SOURCE DATA —
## Start

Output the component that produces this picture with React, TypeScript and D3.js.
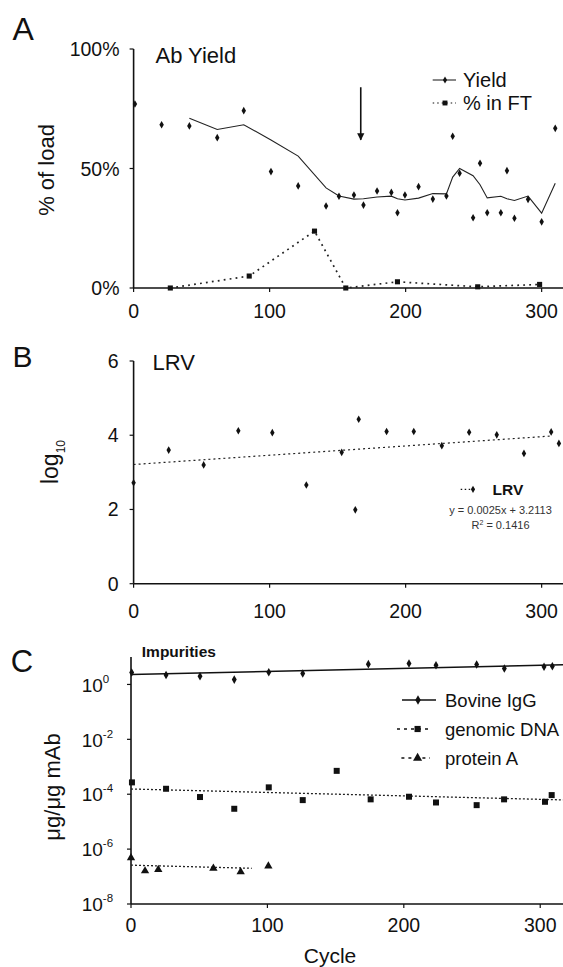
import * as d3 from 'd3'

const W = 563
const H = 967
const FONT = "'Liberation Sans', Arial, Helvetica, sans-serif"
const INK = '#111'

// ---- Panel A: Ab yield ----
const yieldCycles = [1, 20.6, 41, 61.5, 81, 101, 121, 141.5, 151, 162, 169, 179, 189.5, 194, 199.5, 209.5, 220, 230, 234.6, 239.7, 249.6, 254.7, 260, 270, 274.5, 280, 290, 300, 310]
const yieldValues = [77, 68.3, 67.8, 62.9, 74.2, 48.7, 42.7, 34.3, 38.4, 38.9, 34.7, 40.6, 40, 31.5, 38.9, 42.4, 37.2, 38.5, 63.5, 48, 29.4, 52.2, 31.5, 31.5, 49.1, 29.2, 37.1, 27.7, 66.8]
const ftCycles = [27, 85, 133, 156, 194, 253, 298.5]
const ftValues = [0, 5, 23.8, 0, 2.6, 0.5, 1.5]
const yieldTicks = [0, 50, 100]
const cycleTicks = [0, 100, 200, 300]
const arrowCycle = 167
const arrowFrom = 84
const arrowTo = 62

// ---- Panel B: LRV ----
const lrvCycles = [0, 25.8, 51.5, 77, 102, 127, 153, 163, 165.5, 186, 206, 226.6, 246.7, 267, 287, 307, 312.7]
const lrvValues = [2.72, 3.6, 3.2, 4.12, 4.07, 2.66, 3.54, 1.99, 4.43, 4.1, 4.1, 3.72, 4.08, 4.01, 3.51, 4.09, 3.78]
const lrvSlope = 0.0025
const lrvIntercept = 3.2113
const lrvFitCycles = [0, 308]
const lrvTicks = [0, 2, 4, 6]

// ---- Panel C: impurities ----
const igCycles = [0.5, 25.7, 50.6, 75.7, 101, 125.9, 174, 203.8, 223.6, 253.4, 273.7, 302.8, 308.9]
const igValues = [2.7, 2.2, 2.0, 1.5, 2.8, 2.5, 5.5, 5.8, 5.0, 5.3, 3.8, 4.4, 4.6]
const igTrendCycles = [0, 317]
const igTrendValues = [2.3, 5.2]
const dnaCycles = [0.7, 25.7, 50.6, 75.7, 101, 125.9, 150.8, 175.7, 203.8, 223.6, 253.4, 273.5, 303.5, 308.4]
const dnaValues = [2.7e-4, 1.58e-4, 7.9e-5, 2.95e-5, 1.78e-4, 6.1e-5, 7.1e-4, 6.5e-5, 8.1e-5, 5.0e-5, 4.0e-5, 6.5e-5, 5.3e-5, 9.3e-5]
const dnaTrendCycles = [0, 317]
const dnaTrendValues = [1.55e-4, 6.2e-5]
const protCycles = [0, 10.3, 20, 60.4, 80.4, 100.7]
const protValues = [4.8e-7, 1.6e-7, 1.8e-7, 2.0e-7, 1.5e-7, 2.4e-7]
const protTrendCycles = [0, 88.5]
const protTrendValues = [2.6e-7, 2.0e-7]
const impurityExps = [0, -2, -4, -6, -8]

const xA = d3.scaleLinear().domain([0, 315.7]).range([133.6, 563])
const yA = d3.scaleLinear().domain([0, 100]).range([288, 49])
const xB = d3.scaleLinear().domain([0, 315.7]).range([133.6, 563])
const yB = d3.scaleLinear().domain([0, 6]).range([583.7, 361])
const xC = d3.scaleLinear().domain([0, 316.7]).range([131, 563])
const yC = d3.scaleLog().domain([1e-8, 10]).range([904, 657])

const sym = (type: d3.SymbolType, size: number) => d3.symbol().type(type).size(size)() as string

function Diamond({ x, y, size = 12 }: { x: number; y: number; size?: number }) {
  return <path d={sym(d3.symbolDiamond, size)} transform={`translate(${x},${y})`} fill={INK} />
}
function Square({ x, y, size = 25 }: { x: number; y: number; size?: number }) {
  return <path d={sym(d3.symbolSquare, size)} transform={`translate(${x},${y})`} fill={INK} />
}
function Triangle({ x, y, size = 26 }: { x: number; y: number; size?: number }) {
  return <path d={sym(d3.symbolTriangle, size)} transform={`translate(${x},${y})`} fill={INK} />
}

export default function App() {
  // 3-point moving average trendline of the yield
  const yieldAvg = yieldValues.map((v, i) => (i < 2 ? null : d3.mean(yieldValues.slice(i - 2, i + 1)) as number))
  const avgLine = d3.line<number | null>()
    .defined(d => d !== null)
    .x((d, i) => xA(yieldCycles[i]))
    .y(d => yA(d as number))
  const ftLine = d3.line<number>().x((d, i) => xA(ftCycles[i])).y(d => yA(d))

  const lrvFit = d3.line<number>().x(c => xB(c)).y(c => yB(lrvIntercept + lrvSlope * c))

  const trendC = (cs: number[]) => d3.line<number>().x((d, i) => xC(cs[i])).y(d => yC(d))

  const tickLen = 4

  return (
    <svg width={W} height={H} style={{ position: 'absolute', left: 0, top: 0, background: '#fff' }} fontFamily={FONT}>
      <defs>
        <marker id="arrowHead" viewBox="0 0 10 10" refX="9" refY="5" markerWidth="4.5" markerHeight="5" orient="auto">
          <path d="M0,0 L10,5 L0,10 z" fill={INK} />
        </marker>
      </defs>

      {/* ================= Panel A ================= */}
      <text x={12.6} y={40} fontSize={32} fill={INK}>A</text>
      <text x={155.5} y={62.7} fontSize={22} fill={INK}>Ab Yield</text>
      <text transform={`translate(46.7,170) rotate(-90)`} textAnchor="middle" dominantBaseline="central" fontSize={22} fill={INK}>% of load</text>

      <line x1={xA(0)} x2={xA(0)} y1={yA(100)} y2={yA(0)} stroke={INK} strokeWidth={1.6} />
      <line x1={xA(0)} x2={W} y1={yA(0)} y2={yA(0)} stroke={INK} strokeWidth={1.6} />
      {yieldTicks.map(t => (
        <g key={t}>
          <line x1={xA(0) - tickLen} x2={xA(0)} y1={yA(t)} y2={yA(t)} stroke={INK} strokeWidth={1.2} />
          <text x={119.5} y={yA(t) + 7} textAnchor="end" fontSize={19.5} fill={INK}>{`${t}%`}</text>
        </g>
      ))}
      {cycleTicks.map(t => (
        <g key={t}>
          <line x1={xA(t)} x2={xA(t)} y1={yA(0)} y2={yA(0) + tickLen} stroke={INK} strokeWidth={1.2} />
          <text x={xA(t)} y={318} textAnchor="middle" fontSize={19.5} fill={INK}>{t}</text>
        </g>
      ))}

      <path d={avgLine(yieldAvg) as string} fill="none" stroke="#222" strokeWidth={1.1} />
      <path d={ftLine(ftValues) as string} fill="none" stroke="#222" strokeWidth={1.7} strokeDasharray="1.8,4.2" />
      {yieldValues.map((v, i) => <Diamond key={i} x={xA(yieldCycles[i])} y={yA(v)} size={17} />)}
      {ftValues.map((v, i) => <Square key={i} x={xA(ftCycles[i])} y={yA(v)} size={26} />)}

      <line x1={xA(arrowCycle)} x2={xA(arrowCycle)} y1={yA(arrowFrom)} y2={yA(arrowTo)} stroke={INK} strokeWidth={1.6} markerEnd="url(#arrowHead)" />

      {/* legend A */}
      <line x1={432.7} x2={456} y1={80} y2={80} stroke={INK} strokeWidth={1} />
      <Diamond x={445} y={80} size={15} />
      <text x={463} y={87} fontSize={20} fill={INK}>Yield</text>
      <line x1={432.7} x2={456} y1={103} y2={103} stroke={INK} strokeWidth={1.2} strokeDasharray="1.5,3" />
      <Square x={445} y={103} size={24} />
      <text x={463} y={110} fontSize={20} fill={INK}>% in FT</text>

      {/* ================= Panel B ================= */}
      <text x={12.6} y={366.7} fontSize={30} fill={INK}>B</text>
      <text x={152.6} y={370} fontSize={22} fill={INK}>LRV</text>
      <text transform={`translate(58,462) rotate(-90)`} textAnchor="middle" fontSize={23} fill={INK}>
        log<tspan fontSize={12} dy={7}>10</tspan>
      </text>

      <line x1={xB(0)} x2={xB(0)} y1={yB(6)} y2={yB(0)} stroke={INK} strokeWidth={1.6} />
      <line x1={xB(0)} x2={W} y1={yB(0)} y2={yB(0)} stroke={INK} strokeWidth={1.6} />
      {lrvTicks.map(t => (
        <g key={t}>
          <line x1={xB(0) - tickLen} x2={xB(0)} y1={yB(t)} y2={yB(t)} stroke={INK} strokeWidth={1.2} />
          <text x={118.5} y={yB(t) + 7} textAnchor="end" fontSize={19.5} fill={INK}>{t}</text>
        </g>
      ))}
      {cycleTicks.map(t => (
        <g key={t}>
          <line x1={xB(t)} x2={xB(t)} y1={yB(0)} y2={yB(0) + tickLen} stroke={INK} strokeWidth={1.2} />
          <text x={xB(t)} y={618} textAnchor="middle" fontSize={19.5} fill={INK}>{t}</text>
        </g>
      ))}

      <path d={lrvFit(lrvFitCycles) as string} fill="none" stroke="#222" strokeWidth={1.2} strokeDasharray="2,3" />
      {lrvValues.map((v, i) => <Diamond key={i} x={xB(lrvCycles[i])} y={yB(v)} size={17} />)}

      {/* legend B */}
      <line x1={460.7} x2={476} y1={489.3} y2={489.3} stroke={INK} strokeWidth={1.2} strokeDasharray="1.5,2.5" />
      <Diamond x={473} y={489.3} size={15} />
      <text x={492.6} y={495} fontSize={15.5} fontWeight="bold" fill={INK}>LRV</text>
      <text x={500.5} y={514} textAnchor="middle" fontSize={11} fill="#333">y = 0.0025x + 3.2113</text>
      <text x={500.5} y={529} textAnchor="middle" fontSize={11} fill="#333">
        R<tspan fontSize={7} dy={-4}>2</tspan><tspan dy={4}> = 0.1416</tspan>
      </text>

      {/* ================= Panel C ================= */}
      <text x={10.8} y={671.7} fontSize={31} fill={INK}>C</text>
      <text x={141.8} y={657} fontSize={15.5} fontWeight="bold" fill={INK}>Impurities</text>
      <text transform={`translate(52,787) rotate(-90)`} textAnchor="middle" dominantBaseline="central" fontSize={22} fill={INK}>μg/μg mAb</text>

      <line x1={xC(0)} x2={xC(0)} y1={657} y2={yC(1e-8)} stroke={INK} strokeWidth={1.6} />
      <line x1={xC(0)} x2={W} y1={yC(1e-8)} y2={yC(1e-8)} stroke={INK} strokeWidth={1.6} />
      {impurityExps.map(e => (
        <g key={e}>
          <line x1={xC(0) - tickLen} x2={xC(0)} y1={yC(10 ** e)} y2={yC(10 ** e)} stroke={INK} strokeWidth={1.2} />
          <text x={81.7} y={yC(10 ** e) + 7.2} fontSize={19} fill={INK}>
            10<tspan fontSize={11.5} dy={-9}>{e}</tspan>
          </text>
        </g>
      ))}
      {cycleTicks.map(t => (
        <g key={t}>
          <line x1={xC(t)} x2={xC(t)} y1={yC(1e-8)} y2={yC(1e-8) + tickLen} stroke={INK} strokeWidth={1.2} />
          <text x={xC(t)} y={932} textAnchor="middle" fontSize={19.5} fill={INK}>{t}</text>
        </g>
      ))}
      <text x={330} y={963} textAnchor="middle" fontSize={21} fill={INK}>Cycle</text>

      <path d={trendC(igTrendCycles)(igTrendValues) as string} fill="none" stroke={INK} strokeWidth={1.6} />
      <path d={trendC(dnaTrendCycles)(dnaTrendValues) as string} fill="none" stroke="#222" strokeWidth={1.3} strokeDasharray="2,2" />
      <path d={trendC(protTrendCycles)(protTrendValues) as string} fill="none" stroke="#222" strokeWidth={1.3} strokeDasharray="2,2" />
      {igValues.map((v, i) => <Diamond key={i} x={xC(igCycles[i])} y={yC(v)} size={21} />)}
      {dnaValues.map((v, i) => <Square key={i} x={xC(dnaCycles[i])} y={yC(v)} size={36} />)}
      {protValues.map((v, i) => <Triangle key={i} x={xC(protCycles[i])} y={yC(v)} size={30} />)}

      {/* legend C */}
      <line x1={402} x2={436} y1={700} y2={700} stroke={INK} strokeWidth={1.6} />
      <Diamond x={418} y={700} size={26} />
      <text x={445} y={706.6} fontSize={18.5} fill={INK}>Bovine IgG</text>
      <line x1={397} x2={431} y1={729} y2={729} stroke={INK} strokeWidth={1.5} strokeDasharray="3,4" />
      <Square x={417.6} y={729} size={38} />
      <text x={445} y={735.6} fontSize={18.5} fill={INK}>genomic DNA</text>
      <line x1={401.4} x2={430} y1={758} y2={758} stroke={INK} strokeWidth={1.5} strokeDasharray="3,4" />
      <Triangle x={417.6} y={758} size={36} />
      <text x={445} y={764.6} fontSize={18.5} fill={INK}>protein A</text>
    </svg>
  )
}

## End

PROBLEM STATEMENT — Write out an exact copy of the listing, first line through the line containing "const impurityExps = [0, -2, -4, -6, -8]", with the pictures left out.

ANSWER BELOW —
Output the component that produces this picture with React, TypeScript and D3.js.
import * as d3 from 'd3'

const W = 563
const H = 967
const FONT = "'Liberation Sans', Arial, Helvetica, sans-serif"
const INK = '#111'

// ---- Panel A: Ab yield ----
const yieldCycles = [1, 20.6, 41, 61.5, 81, 101, 121, 141.5, 151, 162, 169, 179, 189.5, 194, 199.5, 209.5, 220, 230, 234.6, 239.7, 249.6, 254.7, 260, 270, 274.5, 280, 290, 300, 310]
const yieldValues = [77, 68.3, 67.8, 62.9, 74.2, 48.7, 42.7, 34.3, 38.4, 38.9, 34.7, 40.6, 40, 31.5, 38.9, 42.4, 37.2, 38.5, 63.5, 48, 29.4, 52.2, 31.5, 31.5, 49.1, 29.2, 37.1, 27.7, 66.8]
const ftCycles = [27, 85, 133, 156, 194, 253, 298.5]
const ftValues = [0, 5, 23.8, 0, 2.6, 0.5, 1.5]
const yieldTicks = [0, 50, 100]
const cycleTicks = [0, 100, 200, 300]
const arrowCycle = 167
const arrowFrom = 84
const arrowTo = 62

// ---- Panel B: LRV ----
const lrvCycles = [0, 25.8, 51.5, 77, 102, 127, 153, 163, 165.5, 186, 206, 226.6, 246.7, 267, 287, 307, 312.7]
const lrvValues = [2.72, 3.6, 3.2, 4.12, 4.07, 2.66, 3.54, 1.99, 4.43, 4.1, 4.1, 3.72, 4.08, 4.01, 3.51, 4.09, 3.78]
const lrvSlope = 0.0025
const lrvIntercept = 3.2113
const lrvFitCycles = [0, 308]
const lrvTicks = [0, 2, 4, 6]

// ---- Panel C: impurities ----
const igCycles = [0.5, 25.7, 50.6, 75.7, 101, 125.9, 174, 203.8, 223.6, 253.4, 273.7, 302.8, 308.9]
const igValues = [2.7, 2.2, 2.0, 1.5, 2.8, 2.5, 5.5, 5.8, 5.0, 5.3, 3.8, 4.4, 4.6]
const igTrendCycles = [0, 317]
const igTrendValues = [2.3, 5.2]
const dnaCycles = [0.7, 25.7, 50.6, 75.7, 101, 125.9, 150.8, 175.7, 203.8, 223.6, 253.4, 273.5, 303.5, 308.4]
const dnaValues = [2.7e-4, 1.58e-4, 7.9e-5, 2.95e-5, 1.78e-4, 6.1e-5, 7.1e-4, 6.5e-5, 8.1e-5, 5.0e-5, 4.0e-5, 6.5e-5, 5.3e-5, 9.3e-5]
const dnaTrendCycles = [0, 317]
const dnaTrendValues = [1.55e-4, 6.2e-5]
const protCycles = [0, 10.3, 20, 60.4, 80.4, 100.7]
const protValues = [4.8e-7, 1.6e-7, 1.8e-7, 2.0e-7, 1.5e-7, 2.4e-7]
const protTrendCycles = [0, 88.5]
const protTrendValues = [2.6e-7, 2.0e-7]
const impurityExps = [0, -2, -4, -6, -8]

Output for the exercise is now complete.